1806 – 1824
Prince Eugène de Beauharnais, Duke of Leuchtenberg (1781–1824), Munich, Germany 
1824 – still in 1883
Maximilian Joseph Eugène Auguste Napoleon de Beauharnais (1817–1852), 3rd Duke of Leuchtenberg, Duke Romanovsky, Munich and St. Petersburg, Russia, by inheritance; the Leuchtenberg family, by inheritance 
by 1906 – still in 1911
M. Knoedler & Co., London and New York 
by 1911/11/25 – 1978/07
Sir William Cornelius Van Horne (1843–1915), Montreal, Canada; the Van Horne family, by inheritance 
1978/07 – 1979/09/24
A.R.T.E. AG. (Arts Research & Trade Establishment), Schaan, SL., Liechtenstein, 
National Gallery of Canada, purchased from A.R.T.E. AG 
 Prince Eugène de Beauharnais was Napoleon's stepson. In 1806 Eugène married Princess Augusta Amalia Ludovika Georgia of Bavaria (1788–1851), daughter of Maximilian I of Bavaria. The painting is said to have been a wedding present to the couple [Myron Laskin Jr., Michael Pantazzi. “European and American Painting, Sculpture, and Decorative Arts, 1300-1800.”
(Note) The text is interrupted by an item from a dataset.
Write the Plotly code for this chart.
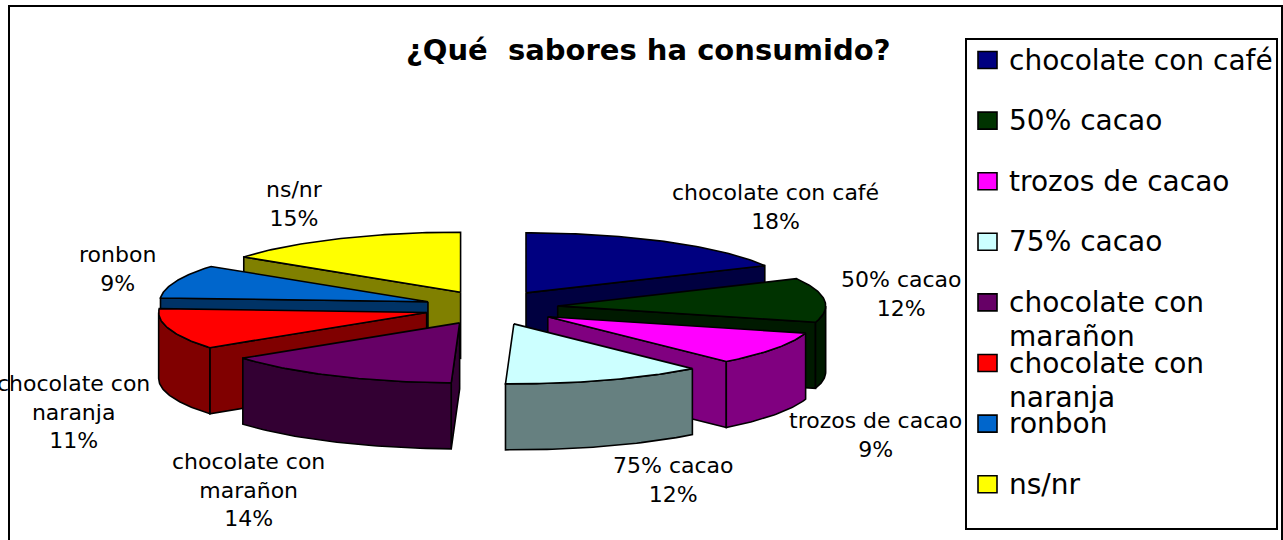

Ottawa: National Gallery of Canada, 1987, p. 204]. His father-in-law gave Eugène the title of Duke of Leuchtenberg. After the fall of Napoleon in 1814 he retired to Munich.
 An engraving of the painting appears in an 1852 catalogue of the Leuchtenberg collection [The Leuchtenberg Gallery. A collection of pictures forming the celebrated gallery of his Imperial Highness the Duke of Leuchtenberg at Munich, engraved by J. N. Muxel, curator of the gallery, comprising 262 engravings from the works of the most famous painters, ancient and modern.” Frankurt/Main and London: Ackermann & Co., 1852, no. 102, as Velasquez da Silva: “Portrait of a Spanish grandee”]. Maximilian, the 3rd Duke of Leuchtenberg's art collection was transferred from Munich to St. Petersburg in 1839. In his 1883 publication, Charles B. Curtis mentions a portrait in the Leuchtenberg Gallery of St. Petersburg entitled “A Grandee”, with matching dimensions, which he attributes to Velasquez [Curtis, Charles B. “Velasquez and Murillo.” London and New York, 1883, p. 86, no. 219, “A man with long hair falling on his shoulder, wearing a cloak, an embroidered habit, stiff horizontal collar and a sword; his right hand is on his breast, the left not seen.”].
 The painting is discussed and reproduced in the “Burlington Magazine for Connoisseurs.” vol. X (Oct. 1906 to March 1907), p. 96 ff. The article notes that it was in the possession of Knoedler & Co. at that time.
 According to a newspaper article, dated Nov. 25, 1911, railroad magnate William Van Horne purchased the painting in New York [“Canadian Courier”, Nov. 25, 1911, p. 24]. It stayed in the collection of the Van Horne family until 1978. In December 1977, the NGC's Curator for European Art, Myron Laskin Jr., inquired about the possibility of the NGC purchasing the work from Marco Grassi, a New York art dealer, who was acting as an agent to the Van Horne heirs [Application for Cultural property grant or loan, Accession records, NGC curatorial file]. In July 1978 Grassi informed the NGC that the Murillo portrait had been sold [letter by Marco Grassi to Myron Laskin Jr., dated July 18, 1978, NGC curatorial file].
 In December 1978 Grassi informed the NGC that the current owner of the painting was willing to sell it again [letter by Marco Grassi to Myron Laskin Jr., dated December 19, 1978, NGC curatorial file]. In a letter dated Aug 16, 1978 he revealed that he was acting on behalf of the firm A.R.T.E. AG from Liechtenstein [NGC curatorial file].
 Accession log [NGC curatorial file]. Marco Grassi acted as an agent for A.R.T.E. AG [National Gallery Acquisition Form, NGC curatorial file].